_SHORT EXERCISE:_ Your task is to print exactly the lines from the line that contains "What matplotlib code" through the line that contains "bottom = [b", with pictures left out.

_SOURCE MATERIAL:_
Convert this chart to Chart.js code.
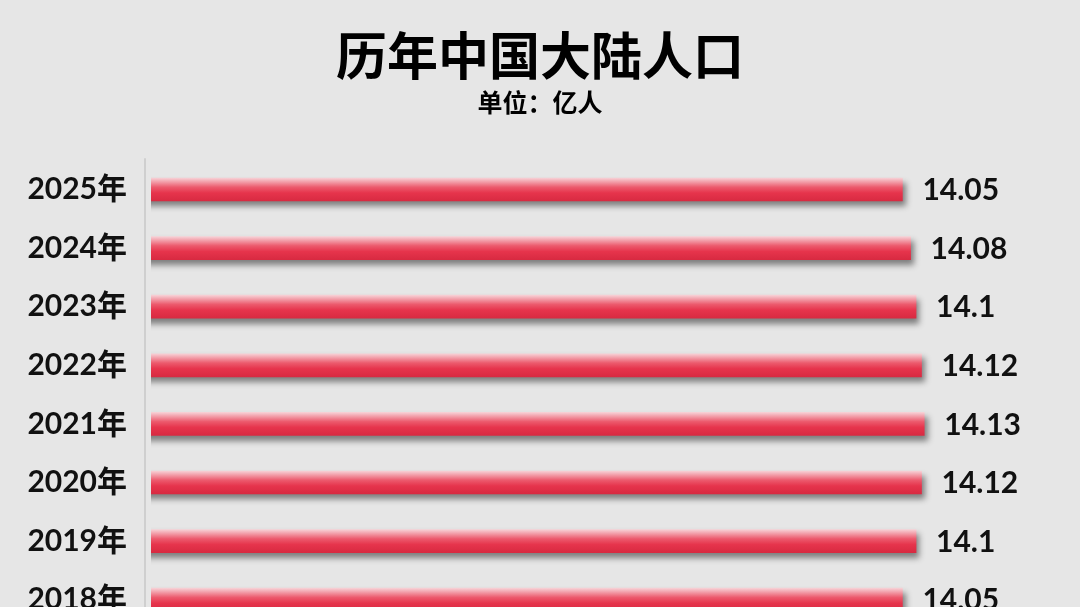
<!DOCTYPE html>
<html>
<head>
<meta charset="utf-8">
<script src="https://cdn.jsdelivr.net/npm/chart.js@4"></script>
<style>
  html, body { margin: 0; padding: 0; background: #e6e6e6; overflow: hidden; }
  canvas { display: block; }
</style>
</head>
<body>
<canvas id="popChart" width="1080" height="671"></canvas>
<script>
/* ===== DATA ===== */
const years = ["2025年", "2024年", "2023年", "2022年", "2021年", "2020年", "2019年", "2018年"];
const population = [14.05, 14.08, 14.1, 14.12, 14.13, 14.12, 14.1, 14.05];
const titleText = "历年中国大陆人口";
const unitText = "单位：亿人";

const LABEL_FONT = "bold 30px Lato, 'Noto Sans CJK SC', sans-serif";

/* ===== BAR GRADIENT ===== */
function barGradient(context) {
    const chart = context.chart;
    const y = chart.scales.y;
    if (!chart.chartArea || !y) return "#e63a50";
    const cy = y.getPixelForValue(context.dataIndex);
    const g = chart.ctx.createLinearGradient(0, cy - 11.5, 0, cy + 11.5);
    g.addColorStop(0, "#f7d0d5");
    g.addColorStop(0.4, "#ec5a6d");
    g.addColorStop(0.65, "#e6344c");
    g.addColorStop(1, "#d82a41");
    return g;
}

/* ===== PLUGINS ===== */
const barShadow = {
    id: "barShadow",
    beforeDatasetsDraw(chart) {
        const ctx = chart.ctx;
        ctx.save();
        ctx.shadowColor = "rgba(0,0,0,0.45)";
        ctx.shadowBlur = 6;
        ctx.shadowOffsetX = 3;
        ctx.shadowOffsetY = 5;
    },
    afterDatasetsDraw(chart) {
        chart.ctx.restore();
    }
};

const valueLabels = {
    id: "valueLabels",
    afterDraw(chart) {
        const ctx = chart.ctx;
        const area = chart.chartArea;
        ctx.save();
        // faint axis line left of bars
        ctx.strokeStyle = "#cfcfcf";
        ctx.lineWidth = 2;
        ctx.beginPath();
        ctx.moveTo(area.left - 6, area.top - 2);
        ctx.lineTo(area.left - 6, chart.height);
        ctx.stroke();

        ctx.font = LABEL_FONT;
        ctx.fillStyle = "#111";
        ctx.textAlign = "left";
        ctx.textBaseline = "middle";
        chart.getDatasetMeta(0).data.forEach((bar, i) => {
            ctx.fillText(String(population[i]), bar.x + 20, bar.y + 1);
        });
        ctx.restore();
    }
};

/* ===== CHART ===== */
new Chart(document.getElementById("popChart"), {
    type: "bar",
    data: {
        labels: years,
        datasets: [{
            data: population,
            backgroundColor: barGradient,
            borderWidth: 0,
            barThickness: 23
        }]
    },
    options: {
        indexAxis: "y",
        responsive: false,
        devicePixelRatio: 1,
        animation: false,
        layout: { padding: 0 },
        scales: {
            x: {
                display: false,
                min: 11.3,
                max: 14.7
            },
            y: {
                afterFit(scale) { scale.width = 151; },
                grid: { display: false, drawTicks: false },
                border: { display: false },
                ticks: {
                    color: "#111",
                    padding: 24,
                    font: { family: "Lato, 'Noto Sans CJK SC', sans-serif", size: 30, weight: "bold" }
                }
            }
        },
        plugins: {
            legend: { display: false },
            tooltip: { enabled: false },
            title: {
                display: true,
                text: titleText,
                color: "#000",
                padding: { top: 25, bottom: 0 },
                font: { family: "'Noto Sans CJK SC', sans-serif", size: 51, weight: "bold", lineHeight: 1.2 }
            },
            subtitle: {
                display: true,
                text: unitText,
                color: "#000",
                padding: { top: 1, bottom: 43 },
                font: { family: "'Noto Sans CJK SC', sans-serif", size: 25, weight: "bold", lineHeight: 1.2 }
            }
        }
    },
    plugins: [barShadow, valueLabels]
});
</script>
</body>
</html>
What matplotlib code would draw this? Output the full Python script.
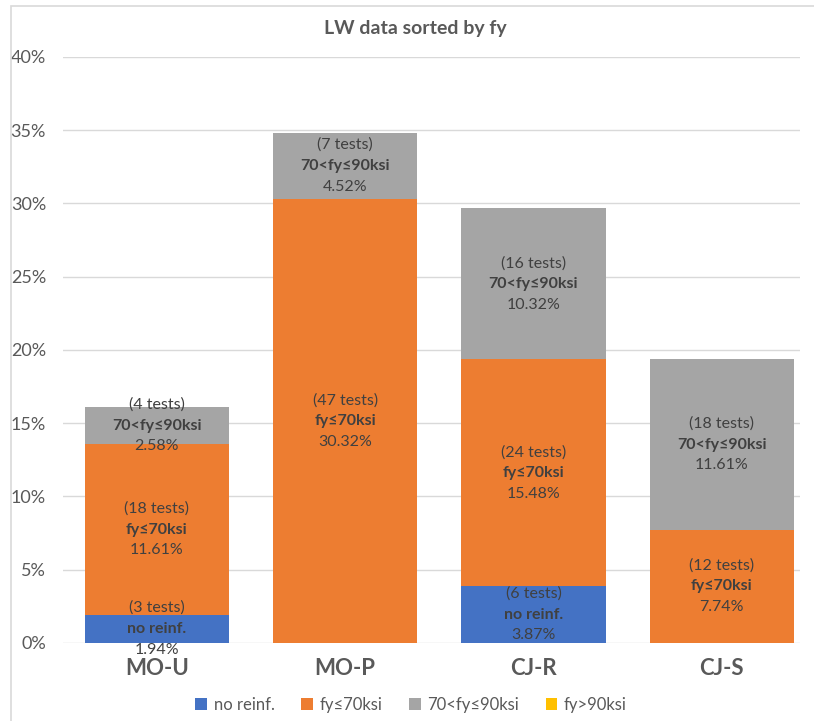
import matplotlib.pyplot as plt
from matplotlib.patches import Rectangle
from matplotlib.ticker import PercentFormatter

plt.rcParams['font.family'] = ['Lato', 'DejaVu Sans']

categories = ['MO-U', 'MO-P', 'CJ-R', 'CJ-S']
series = ['no reinf.', 'fy≤70ksi', '70<fy≤90ksi', 'fy>90ksi']
colors = ['#4472C4', '#ED7D31', '#A5A5A5', '#FFC000']

# share of all tests (%) and test counts, one list per fy group
pct_no_reinf = [1.94, 0, 3.87, 0]
pct_fy70 = [11.61, 30.32, 15.48, 7.74]
pct_fy70_90 = [2.58, 4.52, 10.32, 11.61]
pct_fy90 = [0, 0, 0, 0]

tests_no_reinf = [3, 0, 6, 0]
tests_fy70 = [18, 47, 24, 12]
tests_fy70_90 = [4, 7, 16, 18]
tests_fy90 = [0, 0, 0, 0]

pcts = [pct_no_reinf, pct_fy70, pct_fy70_90, pct_fy90]
tests = [tests_no_reinf, tests_fy70, tests_fy70_90, tests_fy90]

fig = plt.figure(figsize=(8.14, 7.21), dpi=100)
ax = fig.add_axes([0.077, 0.1082, 0.9058, 0.8128])

x = list(range(len(categories)))
bottom = [0.0] * len(categories)
for name, vals, cnts, col in zip(series, pcts, tests, colors):
    ax.bar(x, vals, width=0.766, bottom=bottom, color=col, label=name, zorder=2)
    for i, (v, n) in enumerate(zip(vals, cnts)):
        if v <= 0:
            continue
        yc = bottom[i] + v / 2
        # three-line label centred in the segment
        ax.annotate(f'({n} tests)', (i, yc), xytext=(0, 15), textcoords='offset points',
                    ha='center', va='center', fontsize=11.5, color='#404040')
        ax.annotate(name, (i, yc), xytext=(0, 0), textcoords='offset points',
                    ha='center', va='center', fontsize=11.5, color='#404040',
                    fontweight='bold')
        ax.annotate(f'{v:.2f}%', (i, yc), xytext=(0, -15), textcoords='offset points',
                    ha='center', va='center', fontsize=11.5, color='#404040')
    bottom = [b + v for b, v in zip(bottom, vals)]

ax.set_ylim(0, 40)
ax.set_xlim(-0.5, 3.4155)
ax.set_yticks(range(0, 41, 5))
ax.yaxis.set_major_formatter(PercentFormatter(decimals=0))
ax.grid(axis='y', color='#D9D9D9', linewidth=1, zorder=0)
ax.set_axisbelow(True)
for s in ax.spines.values():
    s.set_visible(False)
ax.tick_params(axis='y', length=0, pad=12, labelsize=13, labelcolor='#595959')
ax.set_xticks(x)
ax.set_xticklabels(categories, fontsize=16, fontweight='bold', color='#595959')
ax.tick_params(axis='x', length=0, pad=11)

fig.text(0.51, 0.961, 'LW data sorted by fy', ha='center', va='center',
         fontsize=14, fontweight='bold', color='#595959')

ax.legend(loc='center', bbox_to_anchor=(0.5 + 0.005, 0.022), bbox_transform=fig.transFigure,
          ncol=4, frameon=False, fontsize=12, handlelength=0.7, handleheight=0.7,
          handletextpad=0.4, columnspacing=1.6, labelcolor='#595959')

fig.patches.append(Rectangle((11 / 814, -0.1), 1.2, 1.1 - 6 / 721, transform=fig.transFigure,
                             fill=False, edgecolor='#D9D9D9', linewidth=1.2))

fig.savefig('out.png', dpi=100)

_RESPONSE TO THIS EXERCISE:_
What matplotlib code would draw this? Output the full Python script.
import matplotlib.pyplot as plt
from matplotlib.patches import Rectangle
from matplotlib.ticker import PercentFormatter

plt.rcParams['font.family'] = ['Lato', 'DejaVu Sans']

categories = ['MO-U', 'MO-P', 'CJ-R', 'CJ-S']
series = ['no reinf.', 'fy≤70ksi', '70<fy≤90ksi', 'fy>90ksi']
colors = ['#4472C4', '#ED7D31', '#A5A5A5', '#FFC000']

# share of all tests (%) and test counts, one list per fy group
pct_no_reinf = [1.94, 0, 3.87, 0]
pct_fy70 = [11.61, 30.32, 15.48, 7.74]
pct_fy70_90 = [2.58, 4.52, 10.32, 11.61]
pct_fy90 = [0, 0, 0, 0]

tests_no_reinf = [3, 0, 6, 0]
tests_fy70 = [18, 47, 24, 12]
tests_fy70_90 = [4, 7, 16, 18]
tests_fy90 = [0, 0, 0, 0]

pcts = [pct_no_reinf, pct_fy70, pct_fy70_90, pct_fy90]
tests = [tests_no_reinf, tests_fy70, tests_fy70_90, tests_fy90]

fig = plt.figure(figsize=(8.14, 7.21), dpi=100)
ax = fig.add_axes([0.077, 0.1082, 0.9058, 0.8128])

x = list(range(len(categories)))
bottom = [0.0] * len(categories)
for name, vals, cnts, col in zip(series, pcts, tests, colors):
    ax.bar(x, vals, width=0.766, bottom=bottom, color=col, label=name, zorder=2)
    for i, (v, n) in enumerate(zip(vals, cnts)):
        if v <= 0:
            continue
        yc = bottom[i] + v / 2
        # three-line label centred in the segment
        ax.annotate(f'({n} tests)', (i, yc), xytext=(0, 15), textcoords='offset points',
                    ha='center', va='center', fontsize=11.5, color='#404040')
        ax.annotate(name, (i, yc), xytext=(0, 0), textcoords='offset points',
                    ha='center', va='center', fontsize=11.5, color='#404040',
                    fontweight='bold')
        ax.annotate(f'{v:.2f}%', (i, yc), xytext=(0, -15), textcoords='offset points',
                    ha='center', va='center', fontsize=11.5, color='#404040')
    bottom = [b + v for b, v in zip(bottom, vals)]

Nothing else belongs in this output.